Now we have to ask ourselves, “So, what shall we do?” Well
the bible tells us to test the spirits. Is this for real or is this not
for real. Test the spirits. 1 John 4:1 warns us to check into origins. “Beloved, believe not every spirit, but
test the spirits, whether they are of God because many false prophets have
gone out into the world.
Alright, how do we test the spirits? If you talk to a Pentecostal person,
he’ll usually say to you, “Oh, I can tell in a service when somebody is
under wildfire.” That’s a Pentecostal term for
the flesh falsely producing tongues or falsely producing a spirit
effect. They say, “We can tell that it’s wildfire.” Then you say,
“Well, how can you tell?” Then they say, “Well, I just feel it. I
know it. I can sense it.” What you realize
that they’re saying is I can tell what is true from false on
tongues by how I feel about it. When the Pentecostalist
says that, he opens himself to all kinds of delusions of the emotions by Satan.
But an experience is not the way we prove things even if it’s
an experience of a godly person. Don’t make the mistake of saying because this godly person has this
experience the experience is real.
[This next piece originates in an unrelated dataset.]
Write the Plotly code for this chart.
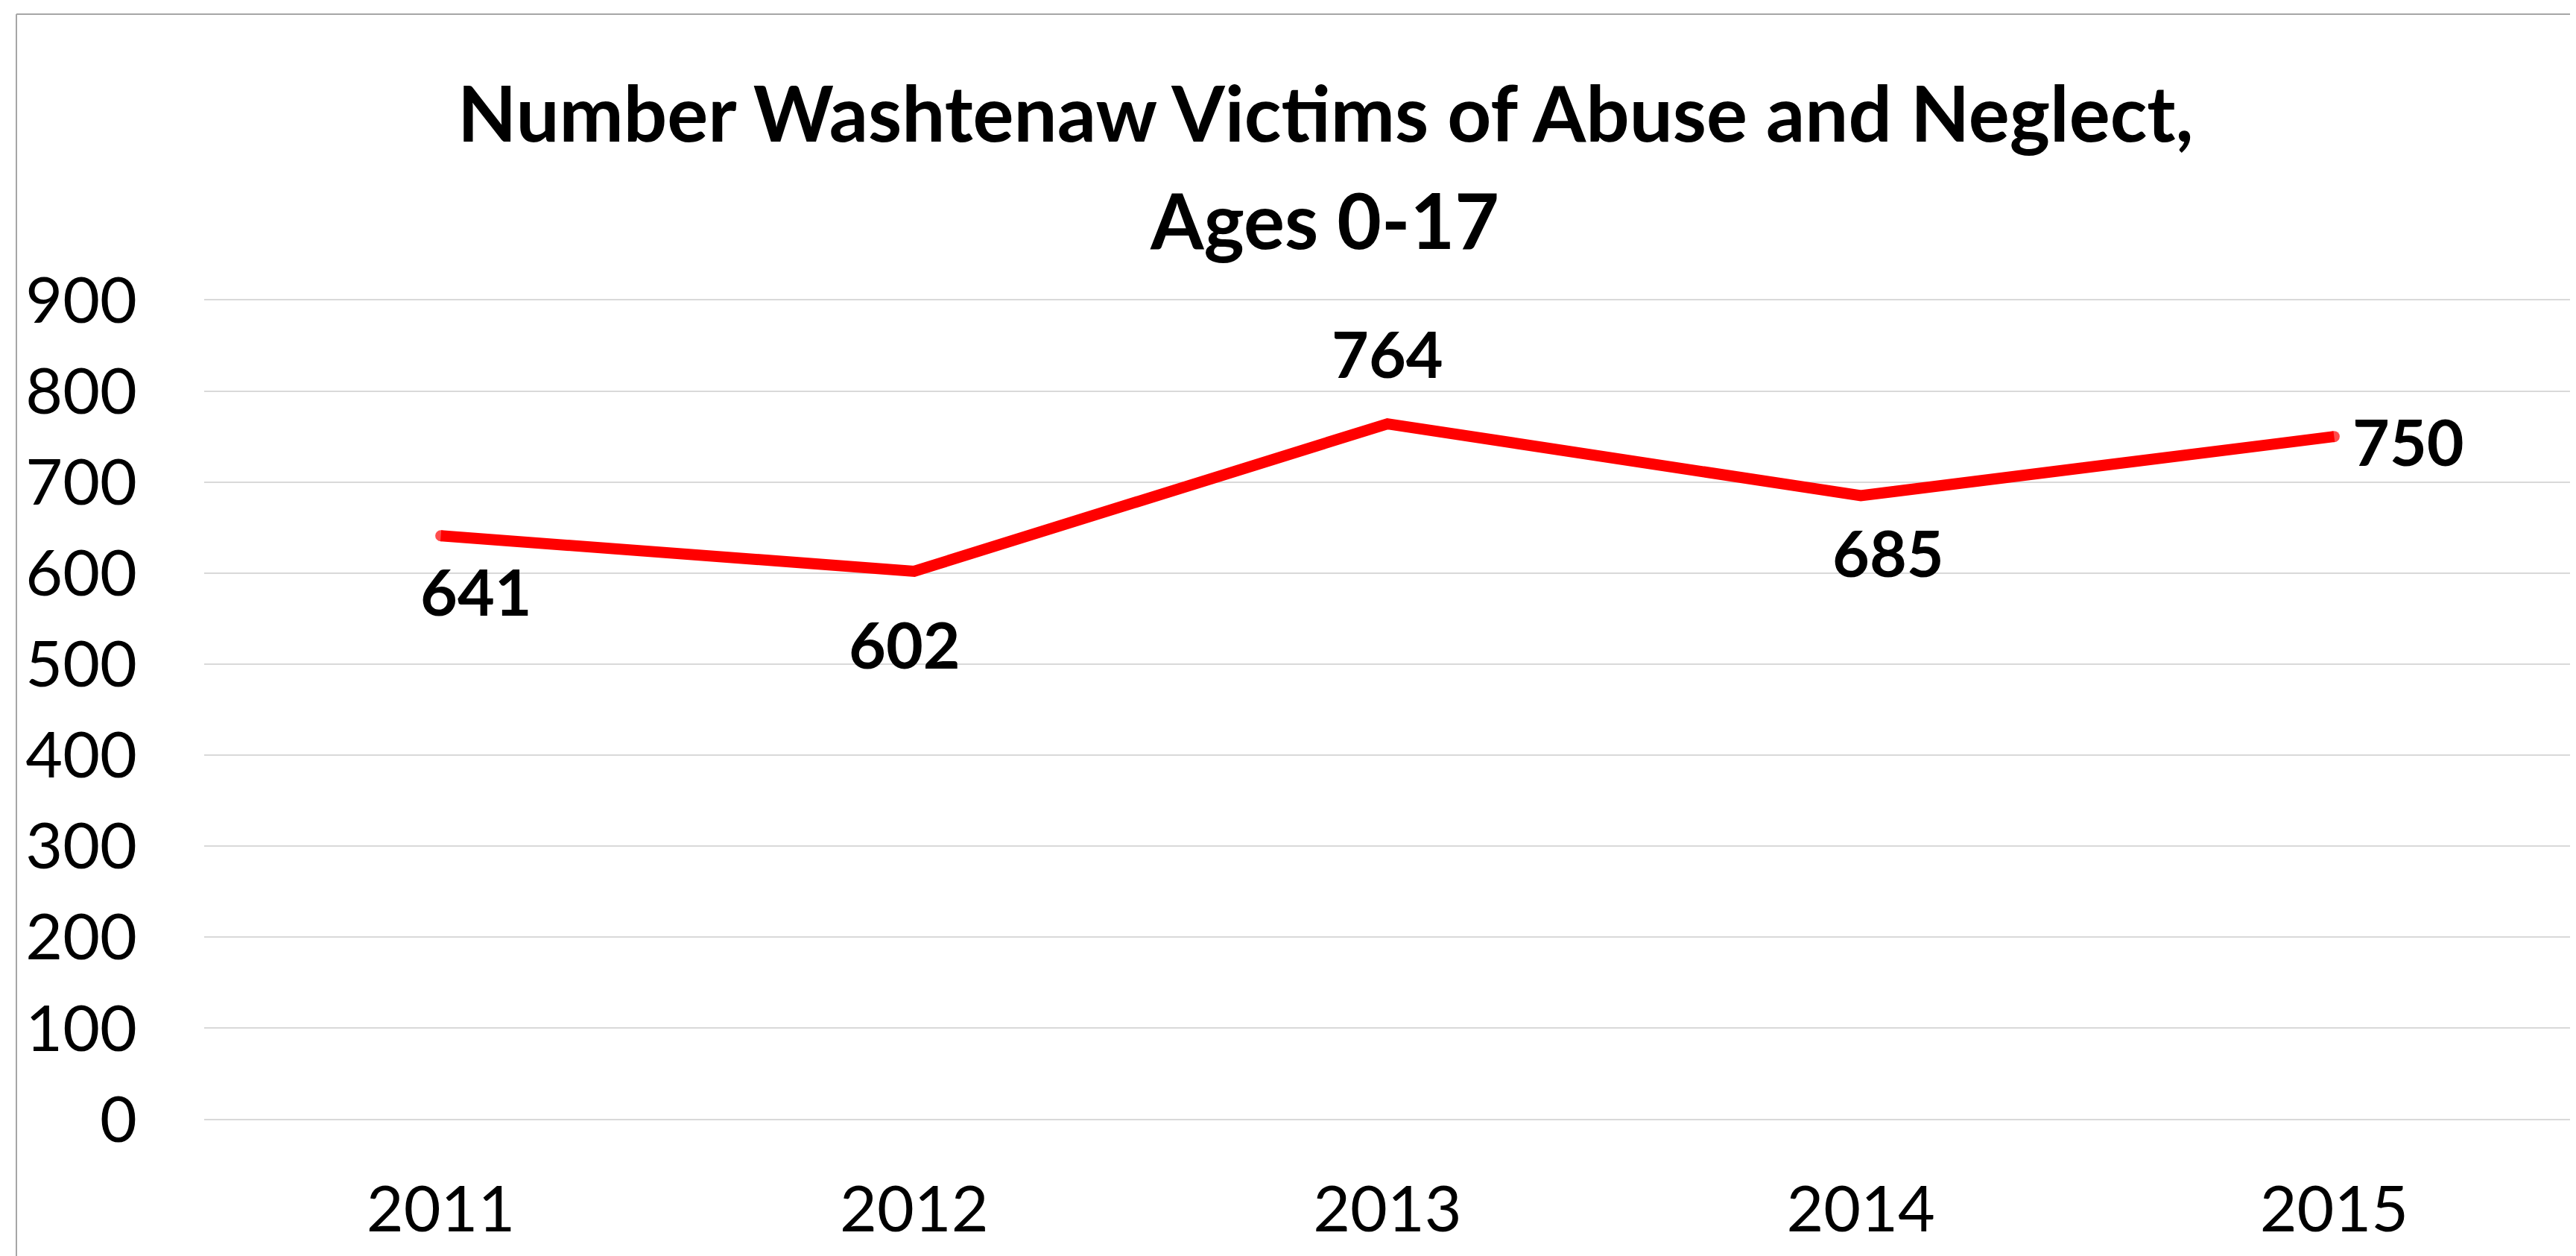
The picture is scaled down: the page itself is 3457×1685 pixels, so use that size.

The experience is
only real if it matches up to doctrine, and that’ how we test it. Here the subtlety of emotions cannot be taken
over by Satan to deceive us, to give us a sweet experience in order to
delude us. The test of doctrine, not of feelings. All Scriptures that we have
covered by legitimate principles of interpretation are the way you test
whether tongues is true or not, not by how you feel, not by the facts when a godly person exercises this.
This test shows us that there is no parallel to the gift of
tongues going on today such as we have in the New Testament. No matter how good tongues makes one feel,
how much praise it generates, or how it revitalizes the walk with the
Lord, the test still has to be doctrine.
It seems fitting that we should close this series with the words of the apostle Paul in 1
Corinthians 13:8. In referring to tongues, Paul says, “They shall cease.” And they have.